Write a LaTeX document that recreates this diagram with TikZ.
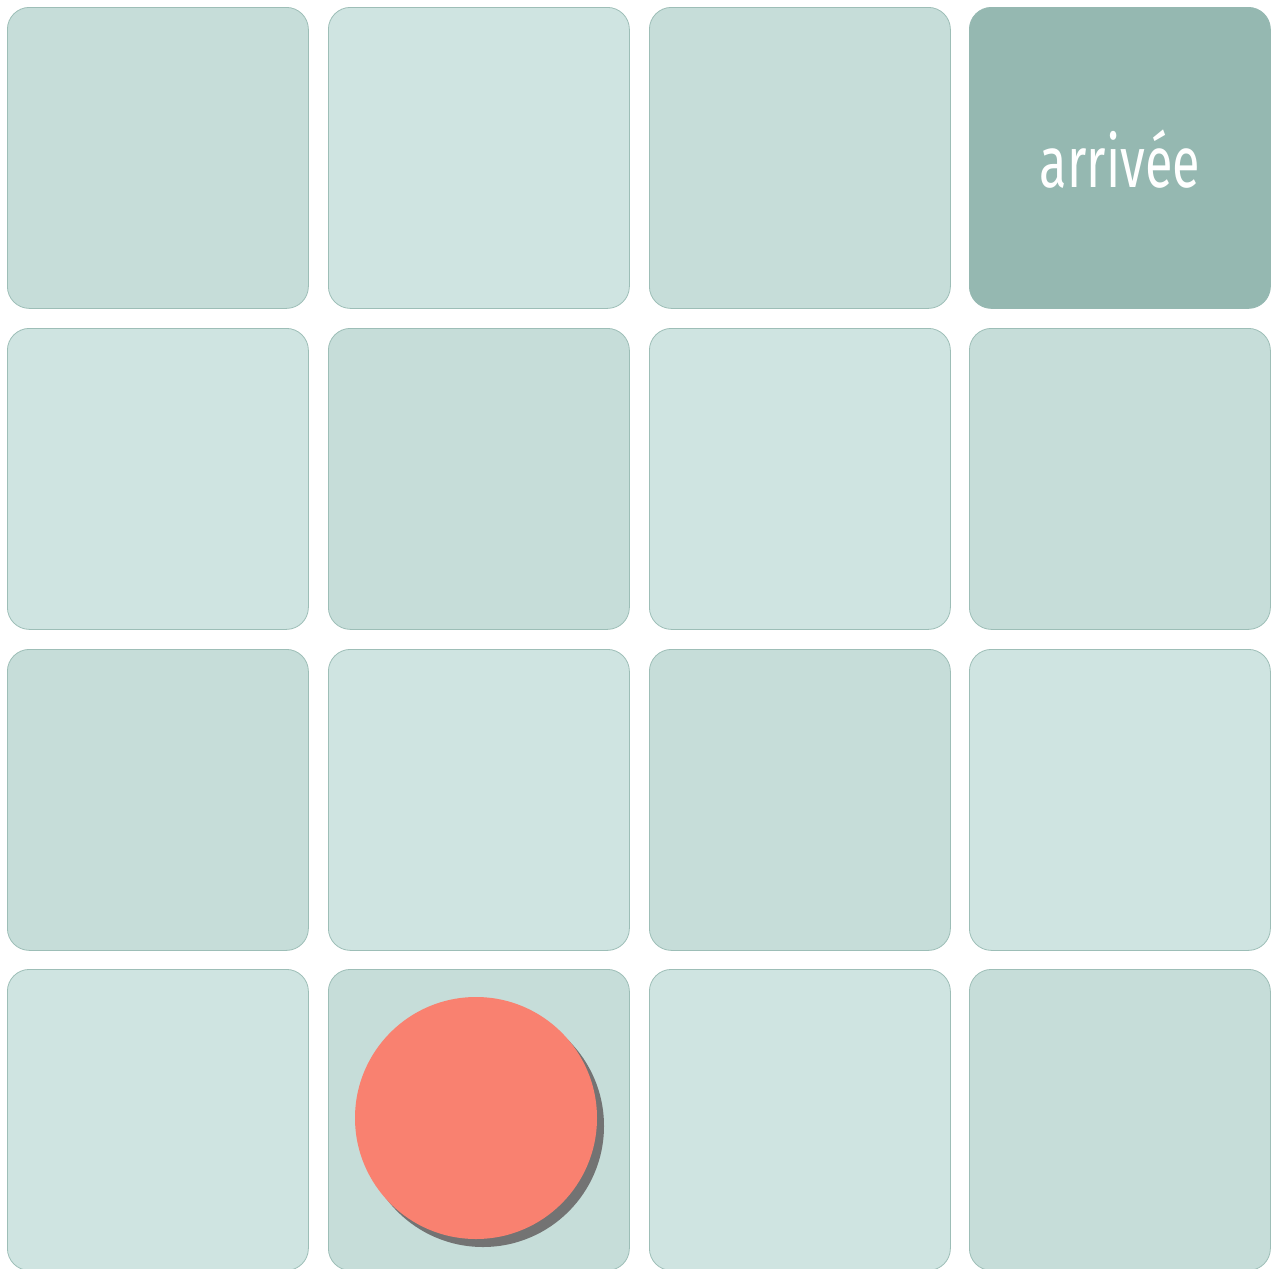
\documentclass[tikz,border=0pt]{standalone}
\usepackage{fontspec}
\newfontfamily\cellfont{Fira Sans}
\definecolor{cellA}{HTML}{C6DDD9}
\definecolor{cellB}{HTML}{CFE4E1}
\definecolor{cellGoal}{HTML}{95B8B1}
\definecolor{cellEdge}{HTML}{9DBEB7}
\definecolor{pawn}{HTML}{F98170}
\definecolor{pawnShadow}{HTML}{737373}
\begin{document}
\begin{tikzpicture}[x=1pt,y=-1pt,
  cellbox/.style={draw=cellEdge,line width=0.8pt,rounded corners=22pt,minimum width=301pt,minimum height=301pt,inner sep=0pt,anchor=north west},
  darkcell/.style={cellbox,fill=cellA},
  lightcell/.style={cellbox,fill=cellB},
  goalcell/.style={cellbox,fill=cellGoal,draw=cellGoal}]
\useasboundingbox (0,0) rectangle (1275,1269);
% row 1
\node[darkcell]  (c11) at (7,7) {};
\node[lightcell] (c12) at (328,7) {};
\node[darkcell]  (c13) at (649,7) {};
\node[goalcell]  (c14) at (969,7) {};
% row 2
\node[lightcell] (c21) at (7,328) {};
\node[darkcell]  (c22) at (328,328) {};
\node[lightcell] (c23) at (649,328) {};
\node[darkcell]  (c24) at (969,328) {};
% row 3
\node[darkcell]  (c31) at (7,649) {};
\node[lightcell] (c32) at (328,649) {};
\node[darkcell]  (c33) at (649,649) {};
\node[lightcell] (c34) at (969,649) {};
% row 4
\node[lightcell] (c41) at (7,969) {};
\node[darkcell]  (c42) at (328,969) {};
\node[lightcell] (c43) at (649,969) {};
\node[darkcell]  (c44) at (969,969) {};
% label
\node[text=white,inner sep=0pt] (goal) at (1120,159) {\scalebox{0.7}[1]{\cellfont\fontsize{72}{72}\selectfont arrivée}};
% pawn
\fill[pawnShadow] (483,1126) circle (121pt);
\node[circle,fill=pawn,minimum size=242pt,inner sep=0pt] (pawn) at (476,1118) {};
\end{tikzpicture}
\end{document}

...

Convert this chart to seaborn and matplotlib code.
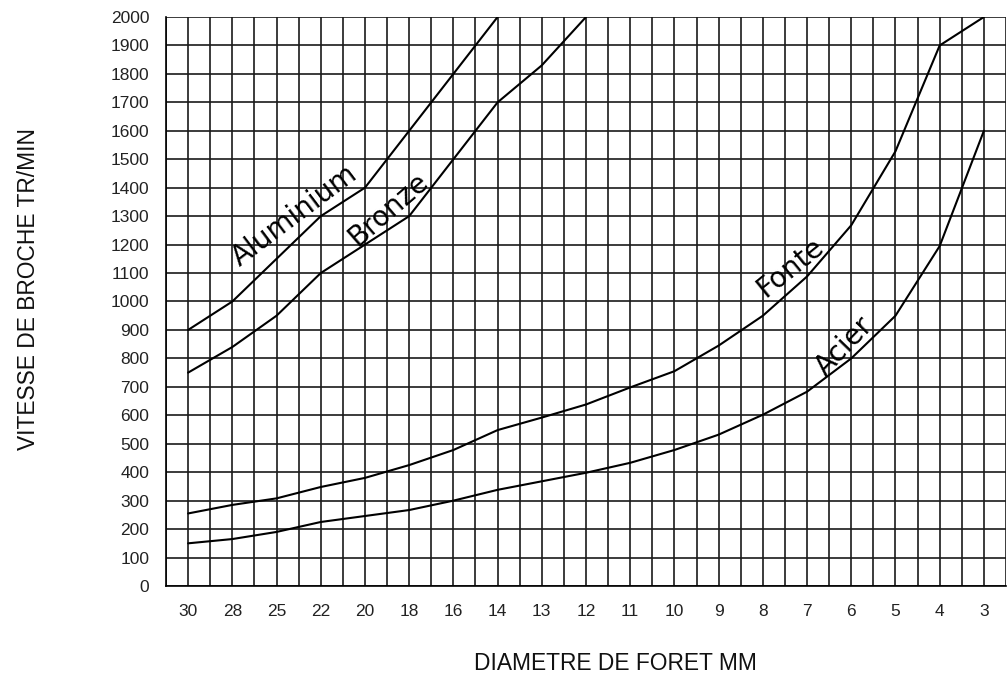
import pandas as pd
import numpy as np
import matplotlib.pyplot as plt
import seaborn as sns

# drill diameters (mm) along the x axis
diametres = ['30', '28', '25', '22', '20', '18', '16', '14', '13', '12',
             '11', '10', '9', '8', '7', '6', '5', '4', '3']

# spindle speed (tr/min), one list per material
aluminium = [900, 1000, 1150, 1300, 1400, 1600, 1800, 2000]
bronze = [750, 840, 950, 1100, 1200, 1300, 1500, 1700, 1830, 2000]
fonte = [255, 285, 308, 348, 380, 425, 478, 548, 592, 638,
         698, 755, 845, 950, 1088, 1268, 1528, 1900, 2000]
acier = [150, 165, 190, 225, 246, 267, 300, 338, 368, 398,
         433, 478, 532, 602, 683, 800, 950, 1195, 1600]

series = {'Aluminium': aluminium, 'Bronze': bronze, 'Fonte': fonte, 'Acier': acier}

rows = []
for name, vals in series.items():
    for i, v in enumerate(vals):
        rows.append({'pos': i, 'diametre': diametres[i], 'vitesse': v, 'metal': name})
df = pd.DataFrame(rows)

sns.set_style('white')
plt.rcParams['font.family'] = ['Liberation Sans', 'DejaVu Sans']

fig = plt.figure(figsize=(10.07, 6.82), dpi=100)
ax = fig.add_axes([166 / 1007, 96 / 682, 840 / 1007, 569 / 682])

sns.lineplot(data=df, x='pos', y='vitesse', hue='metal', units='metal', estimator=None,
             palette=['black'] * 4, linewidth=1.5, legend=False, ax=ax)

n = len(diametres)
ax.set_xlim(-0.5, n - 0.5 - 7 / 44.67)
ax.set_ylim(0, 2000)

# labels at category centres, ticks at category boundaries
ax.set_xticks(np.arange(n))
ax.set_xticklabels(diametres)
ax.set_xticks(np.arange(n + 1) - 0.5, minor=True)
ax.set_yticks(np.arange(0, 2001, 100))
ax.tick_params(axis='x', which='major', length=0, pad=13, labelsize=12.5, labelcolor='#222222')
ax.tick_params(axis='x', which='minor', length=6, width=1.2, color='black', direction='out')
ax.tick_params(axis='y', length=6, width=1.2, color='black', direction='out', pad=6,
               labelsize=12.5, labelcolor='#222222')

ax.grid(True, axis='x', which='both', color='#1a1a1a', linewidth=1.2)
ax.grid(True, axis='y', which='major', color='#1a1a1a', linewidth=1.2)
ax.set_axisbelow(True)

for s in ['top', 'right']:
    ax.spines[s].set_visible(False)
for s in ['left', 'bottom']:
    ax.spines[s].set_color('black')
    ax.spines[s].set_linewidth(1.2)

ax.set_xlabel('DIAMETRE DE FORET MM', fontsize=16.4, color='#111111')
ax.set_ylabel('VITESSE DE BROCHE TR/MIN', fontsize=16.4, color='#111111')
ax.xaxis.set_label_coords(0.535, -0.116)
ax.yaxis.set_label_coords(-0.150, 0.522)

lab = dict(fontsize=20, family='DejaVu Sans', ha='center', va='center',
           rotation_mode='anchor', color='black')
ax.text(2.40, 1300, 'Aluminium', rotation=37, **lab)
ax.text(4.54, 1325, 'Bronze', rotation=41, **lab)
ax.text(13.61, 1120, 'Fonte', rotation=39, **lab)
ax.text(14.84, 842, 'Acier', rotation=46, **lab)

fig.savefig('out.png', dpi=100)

Goal: Pull out all lines in the data above that include "chart".

Response to the exercise:
Convert this chart to seaborn and matplotlib code.

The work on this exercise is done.